→ **Required work**:
Quote word for word the lines below, beginning with the first and ending with the one that has "import * as". Drop the pictures.

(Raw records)
— Start —

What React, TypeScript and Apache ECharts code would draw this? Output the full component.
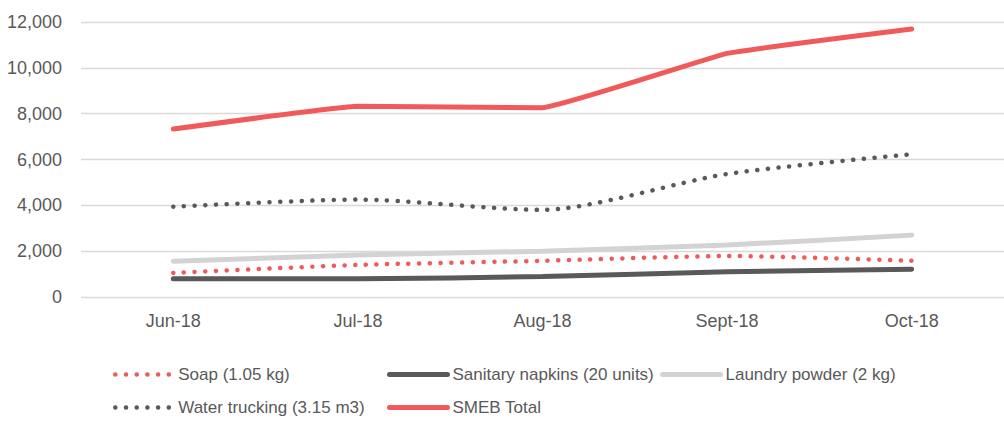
import React, { useEffect, useRef } from "react";
import * as echarts from "echarts";

const categories = ["Jun-18", "Jul-18", "Aug-18", "Sept-18", "Oct-18"];
const soap = [1050, 1400, 1580, 1790, 1580];
const napkins = [800, 800, 890, 1100, 1210];
const laundry = [1560, 1830, 2000, 2270, 2700];
const water = [3940, 4250, 3800, 5370, 6230];
const smeb = [7330, 8320, 8260, 10630, 11690];
const yTicks = [0, 2000, 4000, 6000, 8000, 10000, 12000];

const FONT = '"Liberation Sans", Arial, sans-serif';
const TXT = "#595959";
const RED = "#F05A5A";
const DARK = "#595959";
const LIGHT = "#D3D3D3";

export default function App() {
  const ref = useRef<HTMLDivElement>(null);
  useEffect(() => {
    if (!ref.current) return;
    const chart = echarts.init(ref.current, undefined, { renderer: "svg" });
    const dotted = (color: string) => ({ color, width: 4.5, type: [0.1, 10.6], cap: "round" });
    const solid = (color: string) => ({ color, width: 5, cap: "round" });
    const legendBase = {
      padding: 0,
      itemWidth: 58,
      itemHeight: 14,
      itemStyle: { opacity: 0 },
      textStyle: { fontFamily: FONT, fontSize: 17, color: TXT },
    };
    chart.setOption({
      animation: false,
      textStyle: { fontFamily: FONT },
      grid: { left: 81, top: 22, width: 923, height: 275, containLabel: false },
      xAxis: {
        type: "category",
        data: categories,
        boundaryGap: true,
        axisLine: { show: false },
        axisTick: { show: false },
        axisLabel: { fontFamily: FONT, fontSize: 18, color: TXT, margin: 15 },
      },
      yAxis: {
        type: "value",
        min: yTicks[0],
        max: yTicks[yTicks.length - 1],
        interval: 2000,
        axisLine: { show: false },
        axisTick: { show: false },
        splitLine: { lineStyle: { color: "#D9D9D9", width: 1.3 } },
        axisLabel: {
          fontFamily: FONT,
          fontSize: 18,
          color: TXT,
          margin: 19,
          formatter: (v: number) => v.toLocaleString("en-US"),
        },
      },
      legend: [
        { ...legendBase, data: ["Soap (1.05 kg)"], left: 113, top: 366, lineStyle: dotted(RED) },
        { ...legendBase, data: ["Sanitary napkins (20 units)"], left: 387, top: 366, lineStyle: solid(DARK) },
        { ...legendBase, data: ["Laundry powder (2 kg)"], left: 660, top: 366, lineStyle: solid(LIGHT) },
        { ...legendBase, data: ["Water trucking (3.15 m3)"], left: 113, top: 399, lineStyle: dotted(DARK) },
        { ...legendBase, data: ["SMEB Total"], left: 387, top: 399, lineStyle: solid(RED) },
      ],
      series: [
        { name: "Soap (1.05 kg)", type: "line", data: soap, smooth: 0.2, symbol: "none", lineStyle: dotted(RED), itemStyle: { color: RED } },
        { name: "Sanitary napkins (20 units)", type: "line", data: napkins, smooth: 0.2, symbol: "none", lineStyle: solid(DARK), itemStyle: { color: DARK } },
        { name: "Laundry powder (2 kg)", type: "line", data: laundry, smooth: 0.2, symbol: "none", lineStyle: solid(LIGHT), itemStyle: { color: LIGHT } },
        { name: "Water trucking (3.15 m3)", type: "line", data: water, smooth: 0.25, symbol: "none", lineStyle: dotted(DARK), itemStyle: { color: DARK } },
        { name: "SMEB Total", type: "line", data: smeb, smooth: 0.08, symbol: "none", lineStyle: solid(RED), itemStyle: { color: RED } },
      ],
    });
    return () => chart.dispose();
  }, []);
  return (
    <div
      ref={ref}
      style={{ position: "fixed", left: 0, top: 0, width: 1004, height: 424, background: "#fff" }}
    />
  );
}
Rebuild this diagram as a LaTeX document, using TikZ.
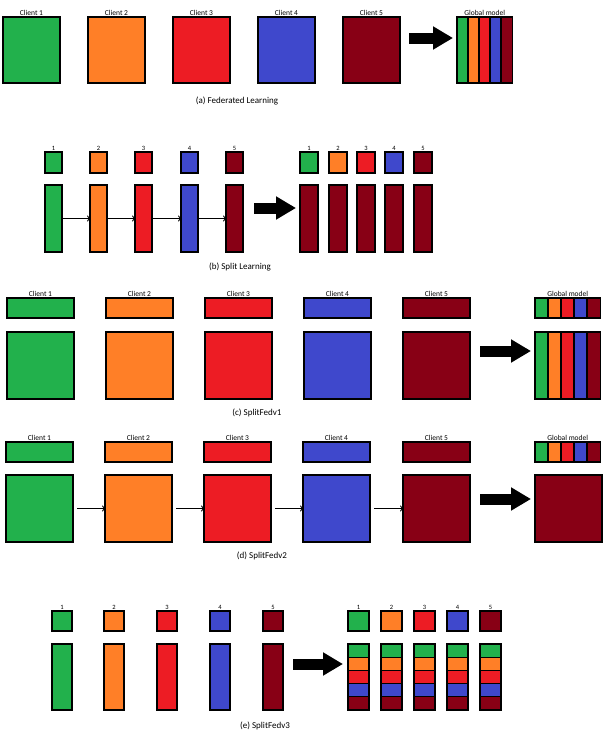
\documentclass[tikz,border=0pt]{standalone}
\usepackage{fontspec}
\setmainfont{Carlito}
\usetikzlibrary{arrows.meta}
\definecolor{cg}{HTML}{22B14C}
\definecolor{co}{HTML}{FF7F27}
\definecolor{cr}{HTML}{ED1C24}
\definecolor{cb}{HTML}{3F48CC}
\definecolor{cd}{HTML}{880015}
\tikzset{
  bx/.style={draw=black, line width=1.3pt, inner sep=0pt, outer sep=0pt},
  lbl/.style={font=\fontsize{7.5}{8}\selectfont, inner sep=1pt, anchor=south},
  num/.style={font=\fontsize{6.5}{7}\selectfont, inner sep=1pt, anchor=south},
  captxt/.style={font=\fontsize{9}{10}\selectfont},
  thinarr/.style={-{To[length=3pt,width=6pt]}, line width=0.9pt},
  fatarr/.style={-{Triangle[length=20pt,width=22pt]}, line width=11pt, shorten >=-1pt}
}
\begin{document}
\begin{tikzpicture}[x=1pt,y=-1pt]
\useasboundingbox[fill=white] (0,0) rectangle (608,736);
% ---------- (a)
\foreach \i/\x/\c in {1/3/cg,2/88/co,3/173/cr,4/258/cb,5/343/cd}{
  \node[bx, fill=\c, minimum width=57pt, minimum height=66pt, anchor=north west] (a\i) at (\x,17) {};
  \node[lbl] (al\i) at (a\i.north) {Client \i};
}
\foreach \i/\x/\c in {1/457/cg,2/468/co,3/479/cr,4/490/cb,5/501/cd}{
  \node[bx, fill=\c, minimum width=11.5pt, minimum height=66pt, anchor=north west] (ag\i) at (\x,17) {};
}
\node[lbl] (agl) at (ag3.north) {Global model};
\coordinate (aa1) at (409,38); \coordinate (aa2) at (452,38);
\draw[fatarr] (aa1) -- (aa2);
\node[captxt] (capa) at (237,101) {(a) Federated Learning};
% ---------- (b)
\foreach \i/\x/\c in {1/45/cg,2/90/co,3/135/cr,4/181/cb,5/226/cd}{
  \node[bx, fill=\c, minimum width=17pt, minimum height=21pt, anchor=north west] (bs\i) at (\x,152) {};
  \node[num] (bn\i) at (bs\i.north) {\i};
  \node[bx, fill=\c, minimum width=17pt, minimum height=67pt, anchor=north west] (bt\i) at (\x,185) {};
}
\foreach \i/\j in {1/2,2/3,3/4,4/5}{\draw[thinarr] (bt\i.east) -- (bt\j.west);}
\coordinate (ba1) at (254,208); \coordinate (ba2) at (295,208);
\draw[fatarr] (ba1) -- (ba2);
\foreach \i/\x/\c in {1/300/cg,2/329/co,3/357/cr,4/385/cb,5/414/cd}{
  \node[bx, fill=\c, minimum width=18pt, minimum height=21pt, anchor=north west] (bs2\i) at (\x,152) {};
  \node[num] (bn2\i) at (bs2\i.north) {\i};
  \node[bx, fill=cd, minimum width=18pt, minimum height=67pt, anchor=north west] (bt2\i) at (\x,185) {};
}
\node[captxt] (capb) at (240,267) {(b) Split Learning};
% ---------- (c)
\foreach \i/\x/\c in {1/7/cg,2/106/co,3/205/cr,4/304/cb,5/403/cd}{
  \node[bx, fill=\c, minimum width=67pt, minimum height=20pt, anchor=north west] (ct\i) at (\x,298) {};
  \node[lbl] (cl\i) at (ct\i.north) {Client \i};
  \node[bx, fill=\c, minimum width=67pt, minimum height=67pt, anchor=north west] (cb\i) at (\x,332) {};
}
\foreach \i/\x/\c in {1/535/cg,2/548/co,3/561/cr,4/574/cb,5/587/cd}{
  \node[bx, fill=\c, minimum width=13.5pt, minimum height=20pt, anchor=north west] (cgt\i) at (\x,298) {};
  \node[bx, fill=\c, minimum width=13.5pt, minimum height=67pt, anchor=north west] (cgb\i) at (\x,332) {};
}
\node[lbl] (cgl) at (cgt3.north) {Global model};
\coordinate (ca1) at (480,351); \coordinate (ca2) at (530,351);
\draw[fatarr] (ca1) -- (ca2);
\node[captxt] (capc) at (257,413) {(c) SplitFedv1};
% ---------- (d)
\foreach \i/\x/\c in {1/6/cg,2/105/co,3/204/cr,4/303/cb,5/403/cd}{
  \node[bx, fill=\c, minimum width=67pt, minimum height=20pt, anchor=north west] (dt\i) at (\x,442) {};
  \node[lbl] (dl\i) at (dt\i.north) {Client \i};
  \node[bx, fill=\c, minimum width=67pt, minimum height=67pt, anchor=north west] (db\i) at (\x,475) {};
}
\foreach \i/\j in {1/2,2/3,3/4,4/5}{\draw[thinarr] ([xshift=4pt]db\i.east) -- (db\j.west);}
\foreach \i/\x/\c in {1/535/cg,2/548/co,3/561/cr,4/574/cb,5/587/cd}{
  \node[bx, fill=\c, minimum width=13.5pt, minimum height=20pt, anchor=north west] (dgt\i) at (\x,442) {};
}
\node[lbl] (dgl) at (dgt3.north) {Global model};
\node[bx, fill=cd, minimum width=67pt, minimum height=67pt, anchor=north west] (dg) at (535,475) {};
\coordinate (da1) at (480,499); \coordinate (da2) at (530,499);
\draw[fatarr] (da1) -- (da2);
\node[captxt] (capd) at (262,556) {(d) SplitFedv2};
% ---------- (e)
\foreach \i/\x/\c in {1/52/cg,2/104/co,3/157/cr,4/210/cb,5/263/cd}{
  \node[bx, fill=\c, minimum width=20pt, minimum height=20pt, anchor=north west] (es\i) at (\x,611) {};
  \node[num] (en\i) at (es\i.north) {\i};
  \node[bx, fill=\c, minimum width=20pt, minimum height=66pt, anchor=north west] (et\i) at (\x,644) {};
}
\coordinate (ea1) at (293,664); \coordinate (ea2) at (342,664);
\draw[fatarr] (ea1) -- (ea2);
\foreach \i/\x/\c in {1/348/cg,2/381/co,3/414/cr,4/447/cb,5/480/cd}{
  \node[bx, fill=\c, minimum width=21pt, minimum height=20pt, anchor=north west] (es2\i) at (\x,611) {};
  \node[num] (en2\i) at (es2\i.north) {\i};
  \foreach \k/\cc in {0/cg,1/co,2/cr,3/cb,4/cd}{
    \node[bx, fill=\cc, minimum width=21pt, minimum height=13.2pt, anchor=north west] (ek\i\k) at (\x,644+13.2*\k) {};
  }
}
\node[captxt] (cape) at (265,726) {(e) SplitFedv3};
\end{tikzpicture}
\end{document}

— End —

→ **Response to this task**:
What React, TypeScript and Apache ECharts code would draw this? Output the full component.
import React, { useEffect, useRef } from "react";
import * as echarts from "echarts";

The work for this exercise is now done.